** BEGIN **
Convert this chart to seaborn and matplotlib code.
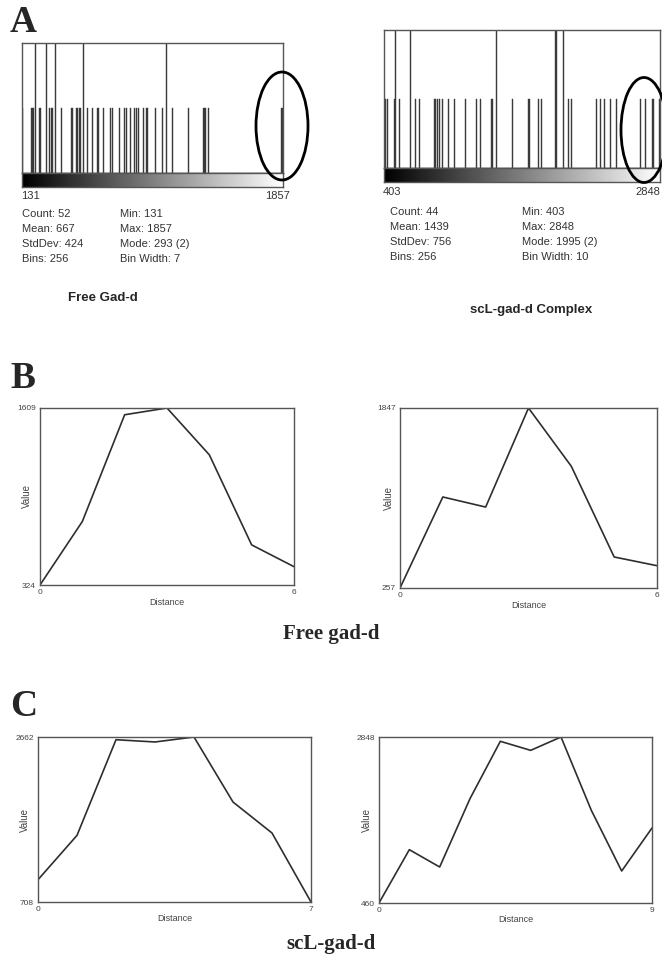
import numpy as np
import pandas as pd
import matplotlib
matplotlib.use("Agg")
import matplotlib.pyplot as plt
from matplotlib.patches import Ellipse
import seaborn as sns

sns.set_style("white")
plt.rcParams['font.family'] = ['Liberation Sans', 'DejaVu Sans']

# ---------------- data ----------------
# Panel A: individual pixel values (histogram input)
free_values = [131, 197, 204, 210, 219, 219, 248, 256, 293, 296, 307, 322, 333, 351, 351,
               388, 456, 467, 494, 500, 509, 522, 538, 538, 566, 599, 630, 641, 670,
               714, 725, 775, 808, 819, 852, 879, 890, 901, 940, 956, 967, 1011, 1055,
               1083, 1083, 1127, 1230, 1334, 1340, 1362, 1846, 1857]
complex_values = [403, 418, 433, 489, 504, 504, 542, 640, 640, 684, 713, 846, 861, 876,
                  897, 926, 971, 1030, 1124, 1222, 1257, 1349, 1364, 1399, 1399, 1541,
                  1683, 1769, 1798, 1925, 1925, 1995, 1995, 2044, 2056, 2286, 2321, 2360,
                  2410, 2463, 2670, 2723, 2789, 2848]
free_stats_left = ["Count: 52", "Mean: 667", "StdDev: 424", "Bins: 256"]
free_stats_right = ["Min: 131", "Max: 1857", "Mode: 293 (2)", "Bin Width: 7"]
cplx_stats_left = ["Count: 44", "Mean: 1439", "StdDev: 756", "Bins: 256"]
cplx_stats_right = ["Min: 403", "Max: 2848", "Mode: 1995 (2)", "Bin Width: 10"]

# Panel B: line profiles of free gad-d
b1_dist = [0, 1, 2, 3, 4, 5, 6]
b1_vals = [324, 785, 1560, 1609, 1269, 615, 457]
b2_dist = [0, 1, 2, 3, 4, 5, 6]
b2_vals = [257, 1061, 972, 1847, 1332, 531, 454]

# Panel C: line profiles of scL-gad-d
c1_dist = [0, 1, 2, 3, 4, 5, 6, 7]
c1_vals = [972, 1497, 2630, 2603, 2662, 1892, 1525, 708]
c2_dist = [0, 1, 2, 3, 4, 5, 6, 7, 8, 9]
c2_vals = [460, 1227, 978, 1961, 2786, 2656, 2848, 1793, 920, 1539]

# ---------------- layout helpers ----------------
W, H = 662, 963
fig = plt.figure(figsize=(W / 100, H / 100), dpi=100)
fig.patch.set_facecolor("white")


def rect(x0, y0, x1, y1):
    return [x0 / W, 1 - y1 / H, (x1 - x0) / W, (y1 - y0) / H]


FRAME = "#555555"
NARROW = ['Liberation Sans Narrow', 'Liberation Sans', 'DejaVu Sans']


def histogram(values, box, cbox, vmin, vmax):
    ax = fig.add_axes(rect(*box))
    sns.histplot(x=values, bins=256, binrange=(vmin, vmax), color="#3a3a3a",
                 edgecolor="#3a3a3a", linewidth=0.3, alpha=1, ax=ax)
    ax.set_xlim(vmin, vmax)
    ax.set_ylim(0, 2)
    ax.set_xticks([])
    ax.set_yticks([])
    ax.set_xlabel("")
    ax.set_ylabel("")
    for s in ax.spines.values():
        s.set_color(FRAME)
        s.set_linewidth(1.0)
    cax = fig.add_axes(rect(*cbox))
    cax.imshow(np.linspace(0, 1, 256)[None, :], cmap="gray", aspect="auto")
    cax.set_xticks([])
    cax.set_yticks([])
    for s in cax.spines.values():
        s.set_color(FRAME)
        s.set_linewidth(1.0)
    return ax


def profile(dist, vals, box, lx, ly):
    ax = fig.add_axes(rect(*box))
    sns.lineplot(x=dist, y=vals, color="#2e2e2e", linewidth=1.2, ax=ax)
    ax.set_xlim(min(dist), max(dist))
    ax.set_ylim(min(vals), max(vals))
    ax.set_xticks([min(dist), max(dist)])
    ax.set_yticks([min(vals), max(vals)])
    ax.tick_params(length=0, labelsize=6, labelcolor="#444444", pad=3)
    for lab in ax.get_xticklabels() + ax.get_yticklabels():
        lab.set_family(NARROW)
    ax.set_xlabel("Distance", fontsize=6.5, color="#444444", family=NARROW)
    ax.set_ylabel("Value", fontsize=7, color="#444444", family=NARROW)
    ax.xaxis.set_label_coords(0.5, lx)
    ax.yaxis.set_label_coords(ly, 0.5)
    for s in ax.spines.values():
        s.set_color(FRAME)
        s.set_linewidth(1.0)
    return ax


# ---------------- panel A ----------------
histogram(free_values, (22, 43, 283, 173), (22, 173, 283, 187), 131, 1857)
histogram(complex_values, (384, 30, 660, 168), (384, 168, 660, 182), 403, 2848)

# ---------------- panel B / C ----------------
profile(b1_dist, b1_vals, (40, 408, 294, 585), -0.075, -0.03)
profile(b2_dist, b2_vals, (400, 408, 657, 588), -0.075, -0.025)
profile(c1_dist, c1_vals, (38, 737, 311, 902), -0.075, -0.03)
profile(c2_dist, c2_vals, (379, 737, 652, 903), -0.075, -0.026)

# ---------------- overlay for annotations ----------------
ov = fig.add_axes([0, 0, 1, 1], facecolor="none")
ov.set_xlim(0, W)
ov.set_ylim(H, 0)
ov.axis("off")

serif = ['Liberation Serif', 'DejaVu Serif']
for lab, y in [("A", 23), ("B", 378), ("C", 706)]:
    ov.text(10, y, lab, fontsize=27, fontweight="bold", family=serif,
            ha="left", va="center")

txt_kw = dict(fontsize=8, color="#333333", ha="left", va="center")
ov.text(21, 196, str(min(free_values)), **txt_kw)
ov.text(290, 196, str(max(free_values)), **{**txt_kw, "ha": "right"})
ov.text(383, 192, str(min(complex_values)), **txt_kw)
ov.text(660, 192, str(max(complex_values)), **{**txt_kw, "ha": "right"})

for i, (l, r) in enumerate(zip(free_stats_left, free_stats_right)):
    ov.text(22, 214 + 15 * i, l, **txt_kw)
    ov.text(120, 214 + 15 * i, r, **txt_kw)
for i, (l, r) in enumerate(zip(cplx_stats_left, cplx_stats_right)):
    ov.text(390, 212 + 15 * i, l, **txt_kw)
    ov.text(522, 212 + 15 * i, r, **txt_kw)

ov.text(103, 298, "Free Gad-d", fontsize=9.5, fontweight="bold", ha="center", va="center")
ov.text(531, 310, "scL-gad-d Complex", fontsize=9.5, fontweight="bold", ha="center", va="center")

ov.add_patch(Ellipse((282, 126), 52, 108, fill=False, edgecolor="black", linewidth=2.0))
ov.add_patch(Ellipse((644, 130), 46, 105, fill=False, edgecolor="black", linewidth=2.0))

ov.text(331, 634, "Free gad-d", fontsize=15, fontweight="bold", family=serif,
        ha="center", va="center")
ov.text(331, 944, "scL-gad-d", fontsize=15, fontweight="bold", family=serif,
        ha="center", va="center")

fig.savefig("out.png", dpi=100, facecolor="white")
** END **
** BEGIN **
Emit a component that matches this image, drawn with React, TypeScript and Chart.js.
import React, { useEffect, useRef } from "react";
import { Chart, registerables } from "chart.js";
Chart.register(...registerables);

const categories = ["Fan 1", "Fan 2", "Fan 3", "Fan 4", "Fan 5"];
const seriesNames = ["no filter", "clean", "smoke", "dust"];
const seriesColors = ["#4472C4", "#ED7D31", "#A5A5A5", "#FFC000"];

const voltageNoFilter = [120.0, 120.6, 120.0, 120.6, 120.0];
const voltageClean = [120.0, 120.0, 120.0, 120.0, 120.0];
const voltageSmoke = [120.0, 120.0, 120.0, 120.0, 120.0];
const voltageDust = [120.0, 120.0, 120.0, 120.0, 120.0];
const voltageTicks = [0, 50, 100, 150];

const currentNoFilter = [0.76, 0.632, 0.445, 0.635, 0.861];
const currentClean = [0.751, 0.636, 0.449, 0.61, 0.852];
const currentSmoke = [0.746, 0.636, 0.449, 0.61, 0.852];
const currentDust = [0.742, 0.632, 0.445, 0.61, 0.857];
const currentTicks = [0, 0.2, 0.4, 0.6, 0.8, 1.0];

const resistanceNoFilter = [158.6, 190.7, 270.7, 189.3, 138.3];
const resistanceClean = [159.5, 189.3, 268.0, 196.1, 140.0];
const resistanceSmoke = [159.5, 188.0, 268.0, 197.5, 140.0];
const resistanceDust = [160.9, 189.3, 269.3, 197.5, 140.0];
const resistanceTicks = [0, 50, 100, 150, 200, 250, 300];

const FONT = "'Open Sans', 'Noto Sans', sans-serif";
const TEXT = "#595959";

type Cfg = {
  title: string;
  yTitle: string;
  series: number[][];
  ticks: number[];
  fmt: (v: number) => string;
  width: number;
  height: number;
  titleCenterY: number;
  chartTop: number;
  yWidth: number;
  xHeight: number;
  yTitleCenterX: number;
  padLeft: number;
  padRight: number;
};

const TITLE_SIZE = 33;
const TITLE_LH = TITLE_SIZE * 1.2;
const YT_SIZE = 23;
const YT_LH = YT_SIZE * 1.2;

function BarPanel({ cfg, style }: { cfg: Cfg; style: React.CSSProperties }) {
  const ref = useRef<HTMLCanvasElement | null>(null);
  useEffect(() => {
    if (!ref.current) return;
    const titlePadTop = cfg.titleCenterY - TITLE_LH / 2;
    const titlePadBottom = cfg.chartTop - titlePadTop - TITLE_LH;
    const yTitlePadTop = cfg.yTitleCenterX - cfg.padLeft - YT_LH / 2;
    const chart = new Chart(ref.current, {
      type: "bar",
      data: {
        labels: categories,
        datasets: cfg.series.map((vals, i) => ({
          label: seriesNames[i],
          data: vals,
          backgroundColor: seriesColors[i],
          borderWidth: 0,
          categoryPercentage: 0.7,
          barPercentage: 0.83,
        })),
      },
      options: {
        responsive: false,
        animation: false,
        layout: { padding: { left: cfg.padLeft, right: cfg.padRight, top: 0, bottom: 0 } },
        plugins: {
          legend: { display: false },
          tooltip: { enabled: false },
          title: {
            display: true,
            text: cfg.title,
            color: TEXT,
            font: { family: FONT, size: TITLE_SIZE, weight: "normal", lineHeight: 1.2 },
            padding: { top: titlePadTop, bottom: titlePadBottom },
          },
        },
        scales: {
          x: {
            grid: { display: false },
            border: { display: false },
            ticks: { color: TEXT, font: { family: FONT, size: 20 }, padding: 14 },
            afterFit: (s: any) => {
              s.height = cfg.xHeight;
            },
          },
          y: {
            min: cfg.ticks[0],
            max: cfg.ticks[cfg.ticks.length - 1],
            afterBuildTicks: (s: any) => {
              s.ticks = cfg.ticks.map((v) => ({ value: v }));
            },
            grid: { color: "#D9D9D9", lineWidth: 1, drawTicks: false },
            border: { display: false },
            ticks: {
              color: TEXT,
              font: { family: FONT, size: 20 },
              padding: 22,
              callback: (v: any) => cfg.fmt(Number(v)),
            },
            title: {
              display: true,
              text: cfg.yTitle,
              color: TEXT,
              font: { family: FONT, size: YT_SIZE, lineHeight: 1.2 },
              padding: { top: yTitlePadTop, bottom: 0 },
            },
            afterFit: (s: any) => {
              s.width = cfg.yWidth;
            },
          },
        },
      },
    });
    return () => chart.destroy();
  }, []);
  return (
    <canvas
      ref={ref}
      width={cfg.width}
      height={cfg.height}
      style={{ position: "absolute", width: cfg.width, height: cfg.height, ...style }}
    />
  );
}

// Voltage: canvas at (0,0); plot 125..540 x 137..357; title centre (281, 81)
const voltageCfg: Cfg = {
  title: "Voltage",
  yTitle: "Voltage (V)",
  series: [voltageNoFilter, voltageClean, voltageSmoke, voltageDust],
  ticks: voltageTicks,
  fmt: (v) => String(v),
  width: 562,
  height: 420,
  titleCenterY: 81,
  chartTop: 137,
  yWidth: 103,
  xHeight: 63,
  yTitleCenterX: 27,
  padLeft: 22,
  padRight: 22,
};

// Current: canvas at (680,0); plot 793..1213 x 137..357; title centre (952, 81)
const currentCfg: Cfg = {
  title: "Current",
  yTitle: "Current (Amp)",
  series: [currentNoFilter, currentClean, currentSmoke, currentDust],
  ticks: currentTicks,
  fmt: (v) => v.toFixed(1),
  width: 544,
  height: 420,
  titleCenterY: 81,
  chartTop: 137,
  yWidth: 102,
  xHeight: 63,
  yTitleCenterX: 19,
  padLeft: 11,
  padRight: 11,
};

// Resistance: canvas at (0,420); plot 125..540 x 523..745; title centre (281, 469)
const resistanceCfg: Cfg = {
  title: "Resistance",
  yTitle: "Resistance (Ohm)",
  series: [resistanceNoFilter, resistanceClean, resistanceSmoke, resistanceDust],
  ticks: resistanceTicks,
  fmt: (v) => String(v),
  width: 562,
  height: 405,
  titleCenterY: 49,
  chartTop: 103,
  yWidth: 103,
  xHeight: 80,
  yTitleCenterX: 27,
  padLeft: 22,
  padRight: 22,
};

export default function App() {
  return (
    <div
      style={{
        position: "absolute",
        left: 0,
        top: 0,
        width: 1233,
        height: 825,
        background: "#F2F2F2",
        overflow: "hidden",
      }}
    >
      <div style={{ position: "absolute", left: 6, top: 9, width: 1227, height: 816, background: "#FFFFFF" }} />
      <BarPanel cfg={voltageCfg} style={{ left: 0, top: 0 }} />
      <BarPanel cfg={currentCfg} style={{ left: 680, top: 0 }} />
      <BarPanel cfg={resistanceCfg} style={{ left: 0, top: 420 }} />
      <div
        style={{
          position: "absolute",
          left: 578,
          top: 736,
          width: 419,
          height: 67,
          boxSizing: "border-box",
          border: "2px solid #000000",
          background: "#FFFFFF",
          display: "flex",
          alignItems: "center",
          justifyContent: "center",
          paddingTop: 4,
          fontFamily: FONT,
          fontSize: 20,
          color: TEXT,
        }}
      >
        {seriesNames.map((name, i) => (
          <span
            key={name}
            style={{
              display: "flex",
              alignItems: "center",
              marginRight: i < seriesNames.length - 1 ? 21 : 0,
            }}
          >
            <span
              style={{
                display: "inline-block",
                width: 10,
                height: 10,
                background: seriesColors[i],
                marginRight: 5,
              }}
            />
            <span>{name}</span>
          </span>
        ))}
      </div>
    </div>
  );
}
** END **
## TASK DIRECTIONS:
Repeat the lines between those holding "Convert this chart" and "plt.rcParams['font.family'] = ['Liberation", inclusive. Pictures stay out.

## TASK ANSWER:
Convert this chart to seaborn and matplotlib code.
import numpy as np
import pandas as pd
import matplotlib
matplotlib.use("Agg")
import matplotlib.pyplot as plt
from matplotlib.patches import Ellipse
import seaborn as sns

sns.set_style("white")
plt.rcParams['font.family'] = ['Liberation Sans', 'DejaVu Sans']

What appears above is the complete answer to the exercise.